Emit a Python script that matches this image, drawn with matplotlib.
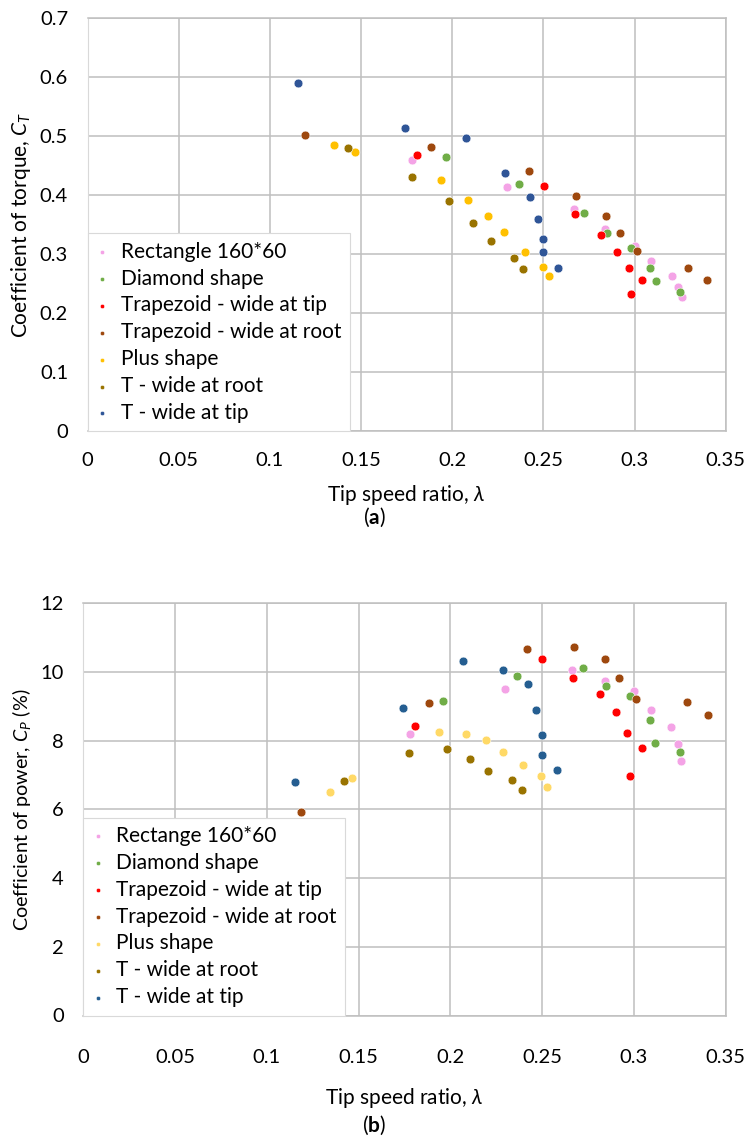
import matplotlib
matplotlib.use("Agg")
import matplotlib.pyplot as plt

plt.rcParams['font.family'] = ['Lato', 'DejaVu Sans']
plt.rcParams['mathtext.fontset'] = 'custom'
plt.rcParams['mathtext.rm'] = 'Lato'
plt.rcParams['mathtext.it'] = 'Lato:italic'
plt.rcParams['mathtext.bf'] = 'Lato:bold'

# ---------------- (a) coefficient of torque ----------------
rect_x_a = [0.1780, 0.2301, 0.2668, 0.2840, 0.3003, 0.3090, 0.3204, 0.3240, 0.3260]
rect_y_a = [0.460, 0.413, 0.377, 0.342, 0.314, 0.288, 0.262, 0.245, 0.227]
diam_x_a = [0.1966, 0.2365, 0.2721, 0.2849, 0.2979, 0.3087, 0.3116, 0.3249]
diam_y_a = [0.464, 0.418, 0.370, 0.335, 0.311, 0.277, 0.254, 0.236]
trtip_x_a = [0.1809, 0.2502, 0.2672, 0.2818, 0.2902, 0.2968, 0.3041, 0.2979]
trtip_y_a = [0.467, 0.415, 0.367, 0.332, 0.304, 0.277, 0.256, 0.233]
trroot_x_a = [0.1194, 0.1884, 0.2420, 0.2677, 0.2842, 0.2920, 0.3012, 0.3292, 0.3399]
trroot_y_a = [0.501, 0.482, 0.440, 0.399, 0.365, 0.335, 0.305, 0.277, 0.256]
plus_x_a = [0.1352, 0.1469, 0.1940, 0.2087, 0.2198, 0.2284, 0.2401, 0.2500, 0.2531]
plus_y_a = [0.484, 0.472, 0.425, 0.392, 0.365, 0.337, 0.304, 0.278, 0.263]
troot_x_a = [0.1429, 0.1780, 0.1983, 0.2113, 0.2213, 0.2339, 0.2390]
troot_y_a = [0.479, 0.430, 0.390, 0.353, 0.322, 0.293, 0.274]
ttip_x_a = [0.1156, 0.1743, 0.2074, 0.2288, 0.2425, 0.2471, 0.2500, 0.2498, 0.2582]
ttip_y_a = [0.590, 0.513, 0.497, 0.438, 0.397, 0.359, 0.326, 0.303, 0.277]

# ---------------- (b) coefficient of power (%) ----------------
rect_x_b = [0.1779, 0.2300, 0.2665, 0.2841, 0.3001, 0.3092, 0.3204, 0.3240, 0.3258]
rect_y_b = [8.19, 9.50, 10.07, 9.73, 9.45, 8.89, 8.40, 7.91, 7.42]
diam_x_b = [0.1962, 0.2362, 0.2721, 0.2850, 0.2979, 0.3089, 0.3115, 0.3249]
diam_y_b = [9.15, 9.89, 10.11, 9.58, 9.29, 8.59, 7.92, 7.67]
trtip_x_b = [0.1806, 0.2498, 0.2670, 0.2814, 0.2901, 0.2964, 0.3044, 0.2977]
trtip_y_b = [8.44, 10.38, 9.83, 9.37, 8.84, 8.22, 7.79, 6.96]
trroot_x_b = [0.1187, 0.1882, 0.2418, 0.2675, 0.2843, 0.2919, 0.3011, 0.3291, 0.3402]
trroot_y_b = [5.93, 9.09, 10.66, 10.72, 10.39, 9.83, 9.21, 9.14, 8.74]
plus_x_b = [0.1345, 0.1465, 0.1937, 0.2086, 0.2193, 0.2285, 0.2398, 0.2496, 0.2528]
plus_y_b = [6.52, 6.92, 8.25, 8.19, 8.02, 7.67, 7.29, 6.96, 6.65]
troot_x_b = [0.1423, 0.1777, 0.1980, 0.2109, 0.2207, 0.2338, 0.2389]
troot_y_b = [6.82, 7.63, 7.75, 7.46, 7.11, 6.87, 6.57]
ttip_x_b = [0.1153, 0.1741, 0.2071, 0.2287, 0.2423, 0.2467, 0.2499, 0.2498, 0.2581]
ttip_y_b = [6.80, 8.95, 10.32, 10.07, 9.64, 8.89, 8.17, 7.58, 7.15]

labels_a = ['Rectangle 160*60', 'Diamond shape', 'Trapezoid - wide at tip',
            'Trapezoid - wide at root', 'Plus shape', 'T - wide at root', 'T - wide at tip']
labels_b = ['Rectange 160*60', 'Diamond shape', 'Trapezoid - wide at tip',
            'Trapezoid - wide at root', 'Plus shape', 'T - wide at root', 'T - wide at tip']
colors_a = ['#F4A3E6', '#70AD47', '#FF0000', '#9E480E', '#FFC000', '#997300', '#2F5597']
colors_b = ['#F4A3E6', '#70AD47', '#FF0000', '#9E480E', '#FFD966', '#997300', '#255E91']

xticks = [0, 0.05, 0.1, 0.15, 0.2, 0.25, 0.3, 0.35]
xticklabels = ['0', '0.05', '0.1', '0.15', '0.2', '0.25', '0.3', '0.35']
yticks_a = [0, 0.1, 0.2, 0.3, 0.4, 0.5, 0.6, 0.7]
yticklabels_a = ['0', '0.1', '0.2', '0.3', '0.4', '0.5', '0.6', '0.7']
yticks_b = [0, 2, 4, 6, 8, 10, 12]
yticklabels_b = ['0', '2', '4', '6', '8', '10', '12']

series_a = [(rect_x_a, rect_y_a), (diam_x_a, diam_y_a), (trtip_x_a, trtip_y_a),
            (trroot_x_a, trroot_y_a), (plus_x_a, plus_y_a), (troot_x_a, troot_y_a),
            (ttip_x_a, ttip_y_a)]
series_b = [(rect_x_b, rect_y_b), (diam_x_b, diam_y_b), (trtip_x_b, trtip_y_b),
            (trroot_x_b, trroot_y_b), (plus_x_b, plus_y_b), (troot_x_b, troot_y_b),
            (ttip_x_b, ttip_y_b)]

W, H = 748, 1140
fig = plt.figure(figsize=(W / 100, H / 100), dpi=100)

grid_c = '#BFBFBF'
fs = 15
tfs = 14.5


def make_axes(rect, series, labels, colors, yticks, yticklabels, ylim, ylabel, ylab_x,
              ylab_fs, xlab_y, xpad):
    ax = fig.add_axes(rect)
    for (xs, ys), lab, c in zip(series, labels, colors):
        ax.scatter(xs, ys, s=40, color=c, edgecolors='white', linewidths=0.4,
                   label=lab, zorder=3)
    ax.set_xlim(0, 0.35)
    ax.set_ylim(*ylim)
    ax.set_xticks(xticks)
    ax.set_xticklabels(xticklabels)
    ax.set_yticks(yticks)
    ax.set_yticklabels(yticklabels)
    ax.grid(True, color=grid_c, linewidth=1.1, zorder=0)
    ax.set_axisbelow(True)
    for s in ax.spines.values():
        s.set_color(grid_c)
        s.set_linewidth(1.1)
    ax.spines['left'].set_color('#D9D9D9')
    ax.spines['left'].set_linewidth(0.8)
    ax.tick_params(length=0, labelsize=tfs, colors='#000000')
    ax.tick_params(axis='x', pad=xpad)
    ax.tick_params(axis='y', pad=14)
    ax.set_xlabel('Tip speed ratio, $\\mathit{\\lambda}$', fontsize=fs, va='top')
    ax.set_ylabel(ylabel, fontsize=ylab_fs)
    ax.yaxis.set_label_coords(ylab_x, 0.5)
    ax.xaxis.set_label_coords(0.5, xlab_y)
    leg = ax.legend(loc='lower left', bbox_to_anchor=(0.0, 0.0), borderaxespad=0.0,
                    fontsize=fs, frameon=True, fancybox=False, markerscale=0.5,
                    handlelength=0.6, handletextpad=0.6, labelspacing=0.33,
                    borderpad=0.4)
    leg.get_frame().set_edgecolor('#D9D9D9')
    leg.get_frame().set_linewidth(0.8)
    leg.get_frame().set_facecolor('white')
    leg.get_frame().set_alpha(1.0)
    return ax


ax1 = make_axes([87.5 / W, 1 - 431.3 / H, (725.7 - 87.5) / W, (431.3 - 17.7) / H],
                series_a, labels_a, colors_a, yticks_a, yticklabels_a, (0, 0.7),
                'Coefficient of torque, $C_T$', -0.085, fs, -0.125, 15)
ax2 = make_axes([83.1 / W, 1 - 1015.5 / H, (725.7 - 83.1) / W, (1015.5 - 603.3) / H],
                series_b, labels_b, colors_b, yticks_b, yticklabels_b, (0, 12),
                'Coefficient of power, $C_P$ (%)', -0.078, 14.2, -0.172, 24)

fig.text(374 / W, 1 - 517 / H, '($\\mathbf{a}$)', ha='center', va='center', fontsize=fs)
fig.text(374 / W, 1 - 1125 / H, '($\\mathbf{b}$)', ha='center', va='center', fontsize=fs)

fig.savefig('out.png', dpi=100)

→ **OBJECTIVE**
From the top of the listing above, repeat each line exactly until you reach the line containing "0.326, 0.303, 0.277]", and repeat that one too. Leave the pictures out.

→ **EXERCISE RESPONSE**
Emit a Python script that matches this image, drawn with matplotlib.
import matplotlib
matplotlib.use("Agg")
import matplotlib.pyplot as plt

plt.rcParams['font.family'] = ['Lato', 'DejaVu Sans']
plt.rcParams['mathtext.fontset'] = 'custom'
plt.rcParams['mathtext.rm'] = 'Lato'
plt.rcParams['mathtext.it'] = 'Lato:italic'
plt.rcParams['mathtext.bf'] = 'Lato:bold'

# ---------------- (a) coefficient of torque ----------------
rect_x_a = [0.1780, 0.2301, 0.2668, 0.2840, 0.3003, 0.3090, 0.3204, 0.3240, 0.3260]
rect_y_a = [0.460, 0.413, 0.377, 0.342, 0.314, 0.288, 0.262, 0.245, 0.227]
diam_x_a = [0.1966, 0.2365, 0.2721, 0.2849, 0.2979, 0.3087, 0.3116, 0.3249]
diam_y_a = [0.464, 0.418, 0.370, 0.335, 0.311, 0.277, 0.254, 0.236]
trtip_x_a = [0.1809, 0.2502, 0.2672, 0.2818, 0.2902, 0.2968, 0.3041, 0.2979]
trtip_y_a = [0.467, 0.415, 0.367, 0.332, 0.304, 0.277, 0.256, 0.233]
trroot_x_a = [0.1194, 0.1884, 0.2420, 0.2677, 0.2842, 0.2920, 0.3012, 0.3292, 0.3399]
trroot_y_a = [0.501, 0.482, 0.440, 0.399, 0.365, 0.335, 0.305, 0.277, 0.256]
plus_x_a = [0.1352, 0.1469, 0.1940, 0.2087, 0.2198, 0.2284, 0.2401, 0.2500, 0.2531]
plus_y_a = [0.484, 0.472, 0.425, 0.392, 0.365, 0.337, 0.304, 0.278, 0.263]
troot_x_a = [0.1429, 0.1780, 0.1983, 0.2113, 0.2213, 0.2339, 0.2390]
troot_y_a = [0.479, 0.430, 0.390, 0.353, 0.322, 0.293, 0.274]
ttip_x_a = [0.1156, 0.1743, 0.2074, 0.2288, 0.2425, 0.2471, 0.2500, 0.2498, 0.2582]
ttip_y_a = [0.590, 0.513, 0.497, 0.438, 0.397, 0.359, 0.326, 0.303, 0.277]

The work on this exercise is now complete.